▸ **Supplied information**
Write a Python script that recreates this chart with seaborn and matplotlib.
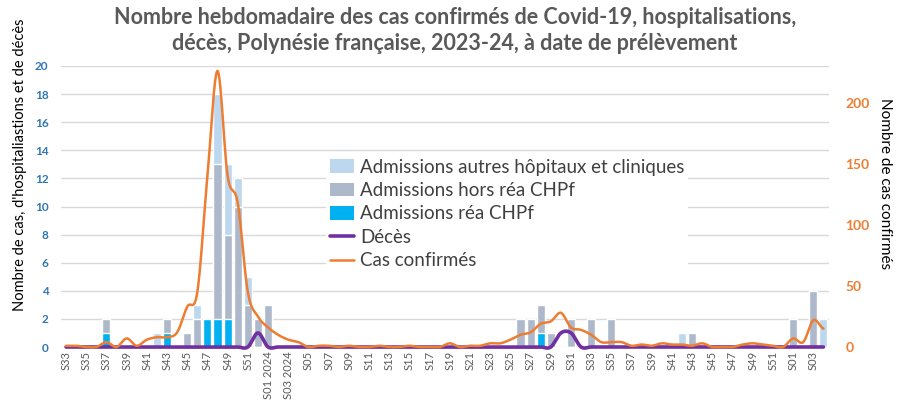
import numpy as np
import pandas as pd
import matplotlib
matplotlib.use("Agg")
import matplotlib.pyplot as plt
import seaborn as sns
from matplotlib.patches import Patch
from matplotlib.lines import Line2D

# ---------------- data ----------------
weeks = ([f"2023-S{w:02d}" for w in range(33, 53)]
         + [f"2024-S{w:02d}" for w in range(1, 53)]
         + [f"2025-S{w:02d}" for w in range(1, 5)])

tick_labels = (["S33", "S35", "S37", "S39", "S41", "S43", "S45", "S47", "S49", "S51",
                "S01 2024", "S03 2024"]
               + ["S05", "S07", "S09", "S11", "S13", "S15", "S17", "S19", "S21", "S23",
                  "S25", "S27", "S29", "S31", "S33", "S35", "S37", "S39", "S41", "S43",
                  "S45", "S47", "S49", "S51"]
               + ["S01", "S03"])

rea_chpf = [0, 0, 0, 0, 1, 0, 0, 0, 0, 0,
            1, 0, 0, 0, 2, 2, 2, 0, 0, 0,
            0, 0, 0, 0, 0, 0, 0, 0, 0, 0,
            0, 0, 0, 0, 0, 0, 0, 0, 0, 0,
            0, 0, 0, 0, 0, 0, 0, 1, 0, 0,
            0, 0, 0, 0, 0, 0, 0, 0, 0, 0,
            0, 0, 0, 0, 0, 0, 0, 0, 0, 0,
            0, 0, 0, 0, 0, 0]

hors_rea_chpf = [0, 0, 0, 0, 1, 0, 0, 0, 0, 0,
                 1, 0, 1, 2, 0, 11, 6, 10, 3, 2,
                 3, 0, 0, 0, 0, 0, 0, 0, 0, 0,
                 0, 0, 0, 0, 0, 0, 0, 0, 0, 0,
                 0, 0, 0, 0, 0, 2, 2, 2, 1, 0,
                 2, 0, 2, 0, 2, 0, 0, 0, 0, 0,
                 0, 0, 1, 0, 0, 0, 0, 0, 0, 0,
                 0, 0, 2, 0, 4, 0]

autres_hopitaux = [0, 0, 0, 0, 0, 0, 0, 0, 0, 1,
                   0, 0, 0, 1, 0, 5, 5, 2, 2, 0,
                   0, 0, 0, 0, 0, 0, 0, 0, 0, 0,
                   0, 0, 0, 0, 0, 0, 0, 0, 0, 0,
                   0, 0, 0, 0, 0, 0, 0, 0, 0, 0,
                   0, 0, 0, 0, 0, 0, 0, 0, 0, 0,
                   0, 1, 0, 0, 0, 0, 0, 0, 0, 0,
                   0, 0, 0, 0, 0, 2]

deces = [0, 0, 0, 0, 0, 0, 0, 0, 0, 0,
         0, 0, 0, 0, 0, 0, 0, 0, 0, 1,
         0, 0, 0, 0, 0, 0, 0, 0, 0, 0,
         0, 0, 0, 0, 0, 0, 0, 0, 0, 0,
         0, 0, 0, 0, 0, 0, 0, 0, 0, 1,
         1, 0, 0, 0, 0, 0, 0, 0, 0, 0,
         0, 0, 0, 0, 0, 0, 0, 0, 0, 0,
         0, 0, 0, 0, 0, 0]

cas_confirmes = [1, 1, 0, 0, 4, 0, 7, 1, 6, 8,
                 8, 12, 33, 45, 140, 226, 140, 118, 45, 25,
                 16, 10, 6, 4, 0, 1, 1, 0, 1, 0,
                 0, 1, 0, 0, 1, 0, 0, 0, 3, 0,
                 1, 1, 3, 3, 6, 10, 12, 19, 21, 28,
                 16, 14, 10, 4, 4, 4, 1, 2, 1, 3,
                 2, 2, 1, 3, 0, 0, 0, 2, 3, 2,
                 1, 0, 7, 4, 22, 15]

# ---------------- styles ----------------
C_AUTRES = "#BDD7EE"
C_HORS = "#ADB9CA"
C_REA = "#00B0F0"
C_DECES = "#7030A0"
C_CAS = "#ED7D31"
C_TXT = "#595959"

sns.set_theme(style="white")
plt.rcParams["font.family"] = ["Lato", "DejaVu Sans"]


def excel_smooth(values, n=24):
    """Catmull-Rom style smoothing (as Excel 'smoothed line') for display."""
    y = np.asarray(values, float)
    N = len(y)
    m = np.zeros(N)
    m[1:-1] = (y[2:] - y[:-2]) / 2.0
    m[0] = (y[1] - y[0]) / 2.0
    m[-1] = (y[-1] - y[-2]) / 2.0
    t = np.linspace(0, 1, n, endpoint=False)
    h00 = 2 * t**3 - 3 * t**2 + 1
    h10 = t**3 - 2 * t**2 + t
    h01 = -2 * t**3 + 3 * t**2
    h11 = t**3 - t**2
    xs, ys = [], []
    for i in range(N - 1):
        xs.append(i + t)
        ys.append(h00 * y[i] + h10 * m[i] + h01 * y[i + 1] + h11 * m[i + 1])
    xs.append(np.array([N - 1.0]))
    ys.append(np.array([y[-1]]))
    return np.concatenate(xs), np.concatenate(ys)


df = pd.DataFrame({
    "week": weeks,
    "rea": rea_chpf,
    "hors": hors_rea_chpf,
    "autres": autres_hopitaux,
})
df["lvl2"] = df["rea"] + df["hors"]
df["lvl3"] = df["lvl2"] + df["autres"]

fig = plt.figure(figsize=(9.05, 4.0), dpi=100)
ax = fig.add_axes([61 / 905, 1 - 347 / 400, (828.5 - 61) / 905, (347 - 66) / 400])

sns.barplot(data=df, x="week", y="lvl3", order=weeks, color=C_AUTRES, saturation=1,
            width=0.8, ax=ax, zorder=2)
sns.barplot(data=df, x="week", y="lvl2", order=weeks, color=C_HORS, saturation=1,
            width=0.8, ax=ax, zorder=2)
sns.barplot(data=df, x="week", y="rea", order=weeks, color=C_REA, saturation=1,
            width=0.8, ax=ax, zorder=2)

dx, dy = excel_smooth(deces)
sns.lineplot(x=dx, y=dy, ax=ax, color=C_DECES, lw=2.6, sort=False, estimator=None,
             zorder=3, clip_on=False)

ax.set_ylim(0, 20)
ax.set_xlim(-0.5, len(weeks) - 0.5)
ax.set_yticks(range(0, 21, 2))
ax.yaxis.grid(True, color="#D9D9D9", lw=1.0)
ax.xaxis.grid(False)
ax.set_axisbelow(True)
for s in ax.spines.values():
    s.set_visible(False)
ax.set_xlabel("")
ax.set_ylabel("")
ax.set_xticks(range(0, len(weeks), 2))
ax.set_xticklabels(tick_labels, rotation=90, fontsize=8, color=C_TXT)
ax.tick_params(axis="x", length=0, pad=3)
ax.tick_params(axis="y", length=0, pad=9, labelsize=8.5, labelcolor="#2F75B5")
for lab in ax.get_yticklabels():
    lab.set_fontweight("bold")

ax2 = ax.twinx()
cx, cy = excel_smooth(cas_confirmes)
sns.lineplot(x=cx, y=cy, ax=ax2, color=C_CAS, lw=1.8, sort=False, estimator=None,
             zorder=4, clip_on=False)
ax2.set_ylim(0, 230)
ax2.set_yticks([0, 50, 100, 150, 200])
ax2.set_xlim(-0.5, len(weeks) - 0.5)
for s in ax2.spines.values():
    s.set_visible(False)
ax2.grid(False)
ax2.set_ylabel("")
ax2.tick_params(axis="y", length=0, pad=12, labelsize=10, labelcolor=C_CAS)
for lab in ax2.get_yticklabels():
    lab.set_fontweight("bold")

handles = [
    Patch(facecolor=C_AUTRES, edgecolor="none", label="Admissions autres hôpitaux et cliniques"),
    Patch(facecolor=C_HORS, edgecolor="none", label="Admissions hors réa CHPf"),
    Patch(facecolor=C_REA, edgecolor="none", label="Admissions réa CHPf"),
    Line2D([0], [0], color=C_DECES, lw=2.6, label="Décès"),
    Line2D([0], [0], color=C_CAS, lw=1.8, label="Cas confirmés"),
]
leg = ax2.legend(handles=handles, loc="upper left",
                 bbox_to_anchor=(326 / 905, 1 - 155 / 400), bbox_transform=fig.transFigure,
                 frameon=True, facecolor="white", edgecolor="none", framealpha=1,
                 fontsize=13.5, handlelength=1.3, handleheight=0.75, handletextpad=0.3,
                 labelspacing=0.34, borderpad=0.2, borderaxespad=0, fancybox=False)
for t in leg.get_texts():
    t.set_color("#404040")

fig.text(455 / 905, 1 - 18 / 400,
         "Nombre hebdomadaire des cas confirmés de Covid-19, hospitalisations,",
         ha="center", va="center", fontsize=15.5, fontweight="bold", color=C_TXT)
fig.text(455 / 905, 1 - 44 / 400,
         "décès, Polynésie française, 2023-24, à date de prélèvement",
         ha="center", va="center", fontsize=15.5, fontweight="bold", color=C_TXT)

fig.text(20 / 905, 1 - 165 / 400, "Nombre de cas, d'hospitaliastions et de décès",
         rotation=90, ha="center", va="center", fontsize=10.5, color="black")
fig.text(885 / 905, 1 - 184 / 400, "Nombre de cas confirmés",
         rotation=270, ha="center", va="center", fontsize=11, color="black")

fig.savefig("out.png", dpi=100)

▸ **Goal of the exercise**
Pull out every line in the data above that has the word "seaborn".

▸ **Output below**
Write a Python script that recreates this chart with seaborn and matplotlib.
import seaborn as sns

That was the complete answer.